Productivity is a compelling issue for many of us. Organizational assessments look for it. Strategic planning targets it. An array of methods and tools improve and measure it. Talent and performance sustain it. When all is said and done, leaders seek to optimize productivity even when aiming to balance it with other factors such as quality, effectiveness, innovation, satisfaction, and motivation.
While productivity mechanisms need to be chosen carefully, the real secret is you. To optimize productivity, you need to know the tools at your disposal-as well as their shortcomings-in helping you achieve your goals. You may or may not engage experts to provide credentials and experience to tailor tools and methods to your circumstances. What you cannot afford to do is fall back on a formulaic, cookie-cutter, approach.
If you want a vibrant organization, make sure your process is vibrant, too. The best mechanisms can enable good decisions. All the best decisions grapple with opportunity costs. In the best of circumstances, your decisions involve choosing from among several realistic options, almost all of which have some opportunity cost to pay. That’s the point. Productivity is improved in one area often at the cost of resources to another. I’m talking about the strategic tradeoff.
The dictionary defines optimum as a “condition, degree, amount, or compromise that produces the best possible result.” Resources are limited, so, when you’re ready for compromise, you’re ready to optimize.
New challenges occur rapid-fire, not waiting for groups to catch up. Operational environments change quickly and frequently, requiring constant adaptation for both your organization and your customers, who often need products with multiple configurations. Without a holistic process in overall alignment, individual acquisition components grow isolated and start to work more at cross-purposes, driving activity without achieving milestones.
Are you certain you can provide new or upgraded products or services immediately at best value?

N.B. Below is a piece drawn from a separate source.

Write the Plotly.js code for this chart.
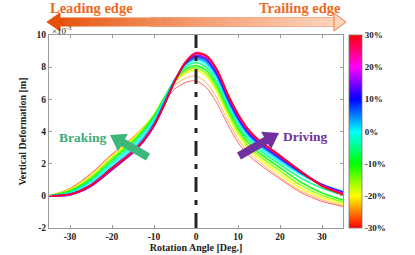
<!DOCTYPE html>
<html>
<head>
<meta charset="utf-8">
<script src="https://cdn.plot.ly/plotly-3.0.1.min.js"></script>
<style>html,body{margin:0;padding:0;background:#fff;}#chart{width:415px;height:255px;}</style>
</head>
<body>
<div id="chart"></div>
<script>
// Rotation angle grid [deg]
const angle = [-35, -30, -25, -20, -15, -12.5, -10, -7.5, -5, -2.5, 0, 2.5, 5, 7.5, 10, 12.5, 15, 20, 25, 30, 35];
// Slip ratios [%]
const slipLevels = [-30, -25, -20, -15, -10, -5, 0, 5, 10, 15, 20, 25, 30];
// Vertical deformation [x1e-3 m] for each slip ratio
const defl_m30 = [0, 0.46, 1.39, 2.60, 3.65, 4.28, 4.98, 5.88, 6.65, 7.05, 7.15, 6.72, 5.75, 4.45, 3.32, 2.52, 1.98, 1.05, 0.20, -0.35, -0.66];
const defl_m25 = [0, 0.44, 1.33, 2.54, 3.62, 4.27, 5.02, 6.02, 6.88, 7.32, 7.45, 7.02, 6.05, 4.70, 3.55, 2.70, 2.12, 1.15, 0.30, -0.25, -0.60];
const defl_m20 = [0, 0.40, 1.23, 2.44, 3.56, 4.24, 5.04, 6.12, 7.08, 7.62, 7.80, 7.42, 6.45, 5.05, 3.82, 2.92, 2.32, 1.35, 0.45, -0.12, -0.50];
const defl_m15 = [0, 0.35, 1.15, 2.34, 3.47, 4.17, 5.02, 6.13, 7.15, 7.75, 7.95, 7.60, 6.65, 5.25, 4.02, 3.10, 2.50, 1.55, 0.65, 0.02, -0.38];
const defl_m10 = [0, 0.30, 1.05, 2.22, 3.36, 4.08, 4.95, 6.10, 7.22, 7.88, 8.10, 7.78, 6.85, 5.45, 4.22, 3.30, 2.68, 1.75, 0.85, 0.18, -0.25];
const defl_m05 = [0, 0.24, 0.95, 2.08, 3.22, 3.95, 4.84, 6.05, 7.25, 8.02, 8.28, 7.98, 7.07, 5.65, 4.42, 3.50, 2.88, 1.95, 1.10, 0.48, 0.05];
const defl_p00 = [0, 0.18, 0.85, 1.94, 3.06, 3.79, 4.70, 5.98, 7.25, 8.15, 8.45, 8.18, 7.27, 5.85, 4.62, 3.68, 3.05, 2.12, 1.32, 0.68, 0.27];
const defl_p05 = [0, 0.12, 0.71, 1.78, 2.88, 3.60, 4.53, 5.85, 7.22, 8.20, 8.55, 8.32, 7.43, 6.00, 4.75, 3.80, 3.17, 2.25, 1.40, 0.70, 0.25];
const defl_p10 = [0, 0.06, 0.59, 1.62, 2.68, 3.40, 4.36, 5.72, 7.18, 8.25, 8.65, 8.45, 7.57, 6.12, 4.86, 3.90, 3.28, 2.35, 1.45, 0.70, 0.22];
const defl_p15 = [0, 0.07, 0.61, 1.65, 2.70, 3.40, 4.35, 5.70, 7.16, 8.28, 8.75, 8.55, 7.67, 6.20, 4.95, 3.98, 3.35, 2.42, 1.50, 0.68, 0.20];
const defl_p20 = [0, 0.08, 0.63, 1.68, 2.72, 3.41, 4.36, 5.68, 7.16, 8.32, 8.85, 8.65, 7.77, 6.28, 5.02, 4.05, 3.42, 2.48, 1.52, 0.66, 0.15];
const defl_p25 = [0, 0.09, 0.65, 1.70, 2.74, 3.43, 4.38, 5.68, 7.15, 8.32, 8.90, 8.72, 7.85, 6.35, 5.08, 4.10, 3.45, 2.50, 1.52, 0.63, 0.12];
const defl_p30 = [0, 0.10, 0.67, 1.72, 2.75, 3.43, 4.38, 5.68, 7.15, 8.30, 8.85, 8.70, 7.85, 6.35, 5.10, 4.12, 3.45, 2.50, 1.50, 0.60, 0.08];
// Tick labels
const xTickVals = [-30, -20, -10, 0, 10, 20, 30];
const xTickText = ['-30', '-20', '-10', '0', '10', '20', '30'];
const yTickVals = [-2, 0, 2, 4, 6, 8, 10];
const yTickText = ['-2', '0', '2', '4', '6', '8', '10'];
const cbTickVals = [-30, -20, -10, 0, 10, 20, 30];
const cbTickText = ['-30%', '-20%', '-10%', '0%', '10%', '20%', '30%'];

const series = [defl_m30, defl_m25, defl_m20, defl_m15, defl_m10, defl_m05, defl_p00,
                defl_p05, defl_p10, defl_p15, defl_p20, defl_p25, defl_p30];

const hsvScale = [[0, 'rgb(255,0,0)'], [1/6, 'rgb(255,255,0)'], [2/6, 'rgb(0,255,0)'],
                  [3/6, 'rgb(0,255,255)'], [4/6, 'rgb(0,0,255)'], [5/6, 'rgb(255,0,255)'], [1, 'rgb(255,0,0)']];
function slipColor(s) {
  const hue = (s + 30) / 60 * 360;
  return 'hsl(' + hue + ',100%,50%)';
}

const FONT = 'Liberation Serif, Times New Roman, serif';
const traces = series.map((ys, i) => {
  const s = slipLevels[i];
  const thin = s <= -25;
  const t = {
    type: 'scatter', mode: 'lines', x: angle, y: ys,
    line: {color: slipColor(s), width: thin ? 1 : 1.7, shape: 'spline', smoothing: 0.8},
    opacity: thin ? 0.6 : 0.85,
    hoverinfo: 'skip', showlegend: false
  };
  if (i === 0) {
    t.mode = 'lines+markers';
    t.marker = {
      size: 0.1, opacity: 0, color: ys.map(() => s), cmin: -30, cmax: 30,
      colorscale: hsvScale, showscale: true,
      colorbar: {
        x: 1.02, xanchor: 'left', xpad: 0, y: 0.5, yanchor: 'middle', ypad: 0,
        len: 1, lenmode: 'fraction', thickness: 13, outlinewidth: 0.8, outlinecolor: '#777',
        tickvals: cbTickVals, ticktext: cbTickText, ticks: '', ticklen: 0,
        tickfont: {family: FONT, size: 9, color: '#222', weight: 'bold'}
      }
    };
  }
  return t;
});

// pixel -> paper helpers for decorations
const L = 49, R = 343, T = 35, B = 228;
const px = v => (v - L) / (R - L);
const py = v => (B - v) / (B - T);
const P = (x, y) => px(x) + ',' + py(y);

function arrowPath(tx, ty, hx, hy, sw, hw, hl) {
  const dx = hx - tx, dy = hy - ty, len = Math.hypot(dx, dy);
  const ux = dx / len, uy = dy / len, nx = -uy, ny = ux;
  const bx = hx - ux * hl, by = hy - uy * hl;
  const pts = [
    [tx + nx * sw, ty + ny * sw], [bx + nx * sw, by + ny * sw], [bx + nx * hw, by + ny * hw],
    [hx, hy], [bx - nx * hw, by - ny * hw], [bx - nx * sw, by - ny * sw], [tx - nx * sw, ty - ny * sw]
  ];
  return 'M' + pts.map(p => P(p[0], p[1])).join(' L') + ' Z';
}

const shapes = [];
// gradient body of top arrow
const x0 = 59, x1 = 335, nSeg = 60;
const c0 = [230, 80, 8], c1 = [253, 212, 188];
for (let k = 0; k < nSeg; k++) {
  const f = k / (nSeg - 1);
  const c = c0.map((a, j) => Math.round(a + (c1[j] - a) * Math.pow(f, 0.8)));
  shapes.push({type: 'rect', xref: 'paper', yref: 'paper',
    x0: px(x0 + (x1 - x0) * k / nSeg), x1: px(x0 + (x1 - x0) * (k + 1) / nSeg + 0.6),
    y0: py(26.5), y1: py(17.5), fillcolor: 'rgb(' + c.join(',') + ')', line: {width: 0}, layer: 'above'});
}
shapes.push({type: 'path', xref: 'paper', yref: 'paper', layer: 'above',
  path: 'M' + P(47, 22) + ' L' + P(60, 13) + ' L' + P(60, 31) + ' Z',
  fillcolor: 'rgb(230,80,8)', line: {color: 'rgb(230,80,8)', width: 1}});
shapes.push({type: 'path', xref: 'paper', yref: 'paper', layer: 'above',
  path: 'M' + P(346, 22) + ' L' + P(334, 13) + ' L' + P(334, 31) + ' Z',
  fillcolor: 'rgb(253,212,188)', line: {color: 'rgb(240,120,60)', width: 1}});
shapes.push({type: 'path', xref: 'paper', yref: 'paper', layer: 'above',
  path: 'M' + P(150, 17.5) + ' L' + P(334, 17.5) + ' M' + P(150, 26.5) + ' L' + P(334, 26.5),
  line: {color: 'rgba(240,120,60,0.6)', width: 0.8}});
// dash-dot vertical line at 0 deg
shapes.push({type: 'line', xref: 'x', yref: 'paper', x0: 0, x1: 0, y0: 0, y1: 1,
  line: {color: '#262626', width: 3, dash: '15px,8px,5px,8px'}, layer: 'above'});
// Braking / Driving arrows
shapes.push({type: 'path', xref: 'paper', yref: 'paper', layer: 'above',
  path: arrowPath(148, 157, 110, 135, 4, 10, 15), fillcolor: '#3DB77A', line: {width: 0}});
shapes.push({type: 'path', xref: 'paper', yref: 'paper', layer: 'above',
  path: arrowPath(239, 156, 279, 133, 4, 10, 15), fillcolor: '#7030A0', line: {width: 0}});

const annotations = [
  {xref: 'paper', yref: 'paper', x: px(48), y: py(8), xanchor: 'left', yanchor: 'middle', showarrow: false,
   text: 'Leading edge', font: {family: FONT, size: 14.5, color: '#EE6A1C', weight: 'bold'}},
  {xref: 'paper', yref: 'paper', x: px(343), y: py(8), xanchor: 'right', yanchor: 'middle', showarrow: false,
   text: 'Trailing edge', font: {family: FONT, size: 14.5, color: '#EE6A1C', weight: 'bold'}},
  {xref: 'paper', yref: 'paper', x: px(50), y: py(30), xanchor: 'left', yanchor: 'middle', showarrow: false,
   text: '×10<sup>-3</sup>', font: {family: FONT, size: 9, color: '#222'}},
  {xref: 'paper', yref: 'paper', x: px(83), y: py(137), xanchor: 'center', yanchor: 'middle', showarrow: false,
   text: 'Braking', font: {family: FONT, size: 13.5, color: '#3DAE78', weight: 'bold'}},
  {xref: 'paper', yref: 'paper', x: px(305), y: py(136), xanchor: 'center', yanchor: 'middle', showarrow: false,
   text: 'Driving', font: {family: FONT, size: 13.5, color: '#7030A0', weight: 'bold'}}
];

const axisCommon = {
  showgrid: false, zeroline: false, showline: true, linecolor: '#9a9a9a', linewidth: 1,
  mirror: 'ticks', ticks: 'inside', ticklen: 3, tickcolor: '#9a9a9a',
  tickfont: {family: FONT, size: 9.5, color: '#222', weight: 'bold'}
};

const layout = {
  width: 415, height: 255,
  margin: {l: 49, r: 72, t: 35, b: 27},
  paper_bgcolor: '#fff', plot_bgcolor: '#fff',
  showlegend: false,
  xaxis: Object.assign({}, axisCommon, {
    range: [-35, 35], tickvals: xTickVals, ticktext: xTickText,
    title: {text: 'Rotation Angle [Deg.]', standoff: 2, font: {family: FONT, size: 10, color: '#222', weight: 'bold'}}
  }),
  yaxis: Object.assign({}, axisCommon, {
    range: [-2, 10], tickvals: yTickVals, ticktext: yTickText,
    title: {text: 'Vertical Deformation [m]', standoff: 8, font: {family: FONT, size: 10, color: '#222', weight: 'bold'}}
  }),
  shapes: shapes,
  annotations: annotations
};

Plotly.newPlot('chart', traces, layout, {displayModeBar: false, staticPlot: true});
</script>
</body>
</html>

In our work with many large organizations, my team and I have developed a process to create effective operational life cycles for new and upgraded products and services. With unique focus, we tap the talent and expertise of all stakeholders, forging from the start collaborative bonds among individuals and groups. This work becomes a model for new product line management, integrating all aspects of a complex environment in what becomes a clearly mapped system of activity, role, and cost.

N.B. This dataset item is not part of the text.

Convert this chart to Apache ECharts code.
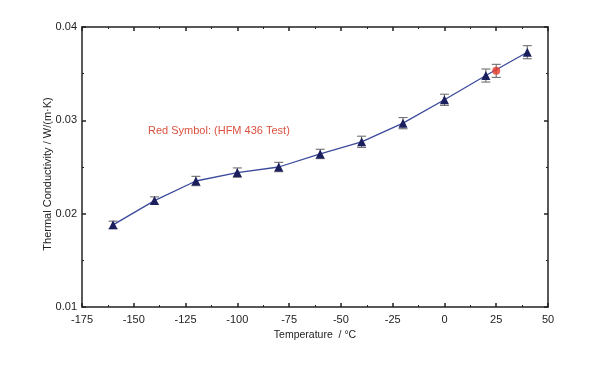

When I see successful efforts to optimize production,or to regroup after failures to optimize, I notice a recurring theme. Sometimes it’s front and center, sometimes it’s a marginal note or implicit in the story, but what always happens is that dialogue is restored. I’m in the business of optimizing productivity. Productivity relies on dialogue. Organizational assessments, strategic plans, implementation tools, and performance measures only do part of their job if they fail to take dialogue to the next level.
Another way to look at it is this: To be effectively used, strategies must be clear. That’s true. Goals must be achievable. That’s true, too. On top of that, any effort to drive productivity, including the profit or savings it creates, will fail in the long term unless there’s dialogue to keep business goals grounded in reality.
Are you wondering if committing to a standardized and continuous improvement process would be worth it? If so, here are some questions to provide food for thought:
- Do we routinely integrate processes across the enterprise to maintain efficiencies?
- How can we focus every resource and wellspring of talent on delivering customer value?
- What value streams really drive my enterprise’s success?
- How do we know what outcomes our customers really value?
- How do we inspire all staff to connect directly to creating customer value?
- How do we monitor cross-organizational processes?
- Do we have performance issues, process problems, or both?